Description of the task
Your task is to transcribe, without alteration, the lines from the top of the material below through the line bearing "plt.rcParams['font.weight'] = 'bold'", inclusive.

####################

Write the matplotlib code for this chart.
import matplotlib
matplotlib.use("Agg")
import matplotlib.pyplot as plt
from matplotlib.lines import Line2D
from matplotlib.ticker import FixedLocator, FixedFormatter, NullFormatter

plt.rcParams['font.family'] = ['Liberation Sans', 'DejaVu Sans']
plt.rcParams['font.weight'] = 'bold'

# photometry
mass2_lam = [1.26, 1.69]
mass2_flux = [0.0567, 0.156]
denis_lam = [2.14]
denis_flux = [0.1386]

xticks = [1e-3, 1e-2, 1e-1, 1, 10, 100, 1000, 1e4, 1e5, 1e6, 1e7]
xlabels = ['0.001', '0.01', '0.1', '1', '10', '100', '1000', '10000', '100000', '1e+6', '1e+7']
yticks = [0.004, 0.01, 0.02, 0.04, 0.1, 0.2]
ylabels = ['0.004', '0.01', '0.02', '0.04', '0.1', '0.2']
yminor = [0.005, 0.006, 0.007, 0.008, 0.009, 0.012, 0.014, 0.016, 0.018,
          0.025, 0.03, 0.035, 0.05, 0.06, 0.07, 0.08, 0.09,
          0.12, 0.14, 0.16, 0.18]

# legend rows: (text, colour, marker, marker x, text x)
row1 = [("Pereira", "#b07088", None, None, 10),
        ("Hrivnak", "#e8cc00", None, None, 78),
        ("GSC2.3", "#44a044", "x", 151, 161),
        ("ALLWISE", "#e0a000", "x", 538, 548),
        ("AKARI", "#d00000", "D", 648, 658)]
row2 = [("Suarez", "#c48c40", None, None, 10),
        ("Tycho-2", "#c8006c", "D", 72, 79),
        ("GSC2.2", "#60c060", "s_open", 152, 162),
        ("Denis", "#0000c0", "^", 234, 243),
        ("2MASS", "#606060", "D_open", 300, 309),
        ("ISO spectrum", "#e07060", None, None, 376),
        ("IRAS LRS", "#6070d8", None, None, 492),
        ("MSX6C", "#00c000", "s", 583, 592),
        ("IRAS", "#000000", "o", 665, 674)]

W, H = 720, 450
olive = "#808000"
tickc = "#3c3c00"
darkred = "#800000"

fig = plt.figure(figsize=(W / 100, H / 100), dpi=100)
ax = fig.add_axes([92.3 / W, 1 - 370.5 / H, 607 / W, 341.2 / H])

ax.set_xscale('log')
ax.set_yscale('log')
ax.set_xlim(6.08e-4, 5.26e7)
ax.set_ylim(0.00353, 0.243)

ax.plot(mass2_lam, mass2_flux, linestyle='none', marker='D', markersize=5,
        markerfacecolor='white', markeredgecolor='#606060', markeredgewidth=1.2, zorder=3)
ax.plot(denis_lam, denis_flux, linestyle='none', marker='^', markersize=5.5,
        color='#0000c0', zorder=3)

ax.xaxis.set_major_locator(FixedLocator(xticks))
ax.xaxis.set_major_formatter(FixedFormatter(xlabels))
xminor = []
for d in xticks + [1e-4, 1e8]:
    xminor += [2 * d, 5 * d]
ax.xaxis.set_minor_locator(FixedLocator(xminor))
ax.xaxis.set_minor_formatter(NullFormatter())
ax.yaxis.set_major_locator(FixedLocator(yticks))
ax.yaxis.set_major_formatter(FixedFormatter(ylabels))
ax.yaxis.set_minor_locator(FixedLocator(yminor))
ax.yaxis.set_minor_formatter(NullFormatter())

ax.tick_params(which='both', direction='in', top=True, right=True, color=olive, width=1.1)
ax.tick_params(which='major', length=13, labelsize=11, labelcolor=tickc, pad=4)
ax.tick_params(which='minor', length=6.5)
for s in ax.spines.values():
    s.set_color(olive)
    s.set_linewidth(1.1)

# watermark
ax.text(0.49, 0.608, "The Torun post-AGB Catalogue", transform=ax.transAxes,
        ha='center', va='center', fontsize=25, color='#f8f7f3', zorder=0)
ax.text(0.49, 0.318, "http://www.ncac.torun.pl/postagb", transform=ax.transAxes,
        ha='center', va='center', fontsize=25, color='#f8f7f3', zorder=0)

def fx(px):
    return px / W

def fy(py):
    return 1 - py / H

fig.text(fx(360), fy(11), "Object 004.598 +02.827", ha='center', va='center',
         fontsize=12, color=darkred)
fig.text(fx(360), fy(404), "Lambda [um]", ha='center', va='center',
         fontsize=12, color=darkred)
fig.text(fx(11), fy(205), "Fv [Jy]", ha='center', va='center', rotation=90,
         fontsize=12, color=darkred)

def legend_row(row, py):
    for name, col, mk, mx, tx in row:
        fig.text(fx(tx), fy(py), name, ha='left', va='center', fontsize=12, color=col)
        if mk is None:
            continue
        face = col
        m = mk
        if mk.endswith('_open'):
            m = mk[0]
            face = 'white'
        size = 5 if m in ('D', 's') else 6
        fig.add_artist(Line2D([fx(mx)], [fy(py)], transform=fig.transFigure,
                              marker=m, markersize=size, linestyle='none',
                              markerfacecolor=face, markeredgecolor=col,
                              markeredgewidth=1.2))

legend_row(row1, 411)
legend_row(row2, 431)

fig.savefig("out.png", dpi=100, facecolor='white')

####################

Task response
Write the matplotlib code for this chart.
import matplotlib
matplotlib.use("Agg")
import matplotlib.pyplot as plt
from matplotlib.lines import Line2D
from matplotlib.ticker import FixedLocator, FixedFormatter, NullFormatter

plt.rcParams['font.family'] = ['Liberation Sans', 'DejaVu Sans']
plt.rcParams['font.weight'] = 'bold'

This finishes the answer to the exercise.